Die Sondierungsgespräche zwischen SPD, Grünen und FDP für eine Ampel-Regierung laufen seit Anfang Oktober. Auch wenn es zwischen den Parteien viele inhaltliche Unterschiede gibt, scheinen die Gespräche positiv zu verlaufen. Eine Jamaika-Koalition mit der Union anstelle der SPD wird aufgrund des internen Zustands der CDU als unwahrscheinlich eingeschätzt. Für den Mittelstand ist das eine unbefriedigende Entwicklung, denn in einer BVMW-Umfrage hatte er sich für eine Jamaika-Regierung ausgesprochen. In einer Ampel-Koalition wird der Mittelstand wohl mit einigen Veränderungen rechnen müssen.
SPD für Wiedereinführung der Vermögenssteuer
Die SPD möchte sich in einer neuen Regierung unter anderem für die Sicherung der Fachkräfte einsetzen und Anreize für Investitionen und Innovationen schaffen. Dazu zählt beispielsweise der Bürokratieabbau, der von Seiten des Mittelstands befürwortet wird. Ebenso das Vorantreiben der Digitalisierung sowie eine Gründerförderung, die eine schnelle und unbürokratische Unternehmensgründung ermöglichen soll, wäre für den Mittelstand positiv. Die SPD fordert allerdings auch die Erneuerung der Erbschaftssteuer und die Wiedereinführung der Vermögenssteuer, die KMU vor große Probleme stellen würde. Laut einer Studie des Ifo-Instituts würden diese zusätzlichen Abgaben zu einem gebremsten Wachstum führen. Experten gehen davon aus, dass durch die Vermögenssteuer Geld vermehrt ins Ausland verlagert und somit der deutschen Wirtschaft entzogen wird.

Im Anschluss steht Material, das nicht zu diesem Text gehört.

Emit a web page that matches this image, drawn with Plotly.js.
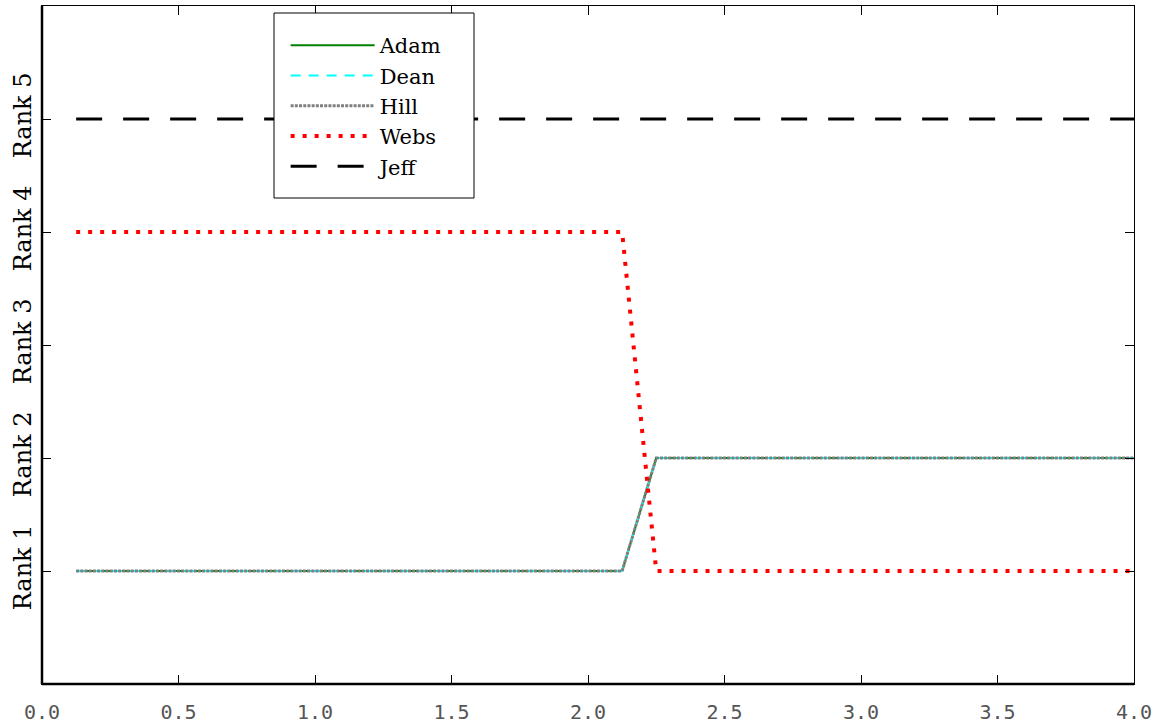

Grünenpläne wären enorme Belastung für KMU
Annalena Baerbock, die Kanzlerkandidatin der Grünen, bezeichnet den Mittelstand als „Rückgrat der Wirtschaft, das Arbeitsplätze und Wohlstand schafft“. Ihre Partei hat daher auch einige Pläne, die KMU entlasten, wie die staatliche Unterstützung für die klimatechnische Modernisierung der Stahl- oder Zementindustrie. Allerdings sind die Grünen wie die SPD für eine Wiedereinführung der Vermögenssteuer sowie für eine Erbschaftssteuer. Experten der Stiftung Familienunternehmen und des Bundesverbands der Deutschen Industrie haben berechnet, dass bei einer Umsetzung sämtlicher Vorhaben der Grünen, der Mittelstand eine steuerliche Mehrbelastung von 36 Prozent verkraften müsste. Damit wäre Deutschland in der Europäischen Union das Land mit den zweithöchsten Abgabensätzen für Firmen. Für die deutsche Wirtschaft hätte dies gravierende Folgen. Die Wettbewerbsfähigkeit würde sinken und zahlreiche Unternehmen in Länder mit niedrigeren Steuersätzen abwandern.
FDP mit umfangreichen Plänen für den Mittelstand
Die Liberalen möchten im Gegensatz zu den Grünen und der SPD die Vermögenssteuer nicht wieder einführen und stattdessen den Mittelstand durch Entlastungen deutlich stärken. Dadurch gewährt man laut FDP Unternehmen finanzielle Spielräume, um in Forschung und Technologien investieren zu können. Auch mit ihren anderen Forderungen würden die Liberalen den KMU Vorteile verschaffen. Neben dem Bürokratieabbau will sich die FDP für eine Erleichterung von Investitionen und eine steuerliche Förderung von Forschung und Entwicklung einsetzen. Durch die Abschaffung der Vorfälligkeit bei der Abführung von Sozialversicherungsbeiträgen kann beispielsweise die bürokratische Mehrbelastung für Unternehmen gestoppt werden und zusätzlich verhindert werden, dass dem Betrieb Kapital entzogen wird. Besonders in ländlichen Regionen plant die FDP, neue Perspektiven hervorzubringen, indem eine flächendeckende digitale Infrastruktur erschafft sowie ein umfangreiches Verkehrssystem aufgebaut wird. Dadurch sollen nicht nur Unternehmen vor Ort bleiben, sondern auch neue hinzukommen.
Insgesamt würden die Forderungen der Grünen und der SPD den Mittelstand belasten, die Ideen der FDP hingegen entlasten. Wie sehr sich die Liberalen gegen die Steuerpläne der anderen beiden Parteien durchsetzen können, wird sich in den nächsten Wochen zeigen. Eine endgültige Bilanz für den Mittelstand wird sich aber erst im Koalitionsvertrag und während der Legislaturperiode ziehen lassen.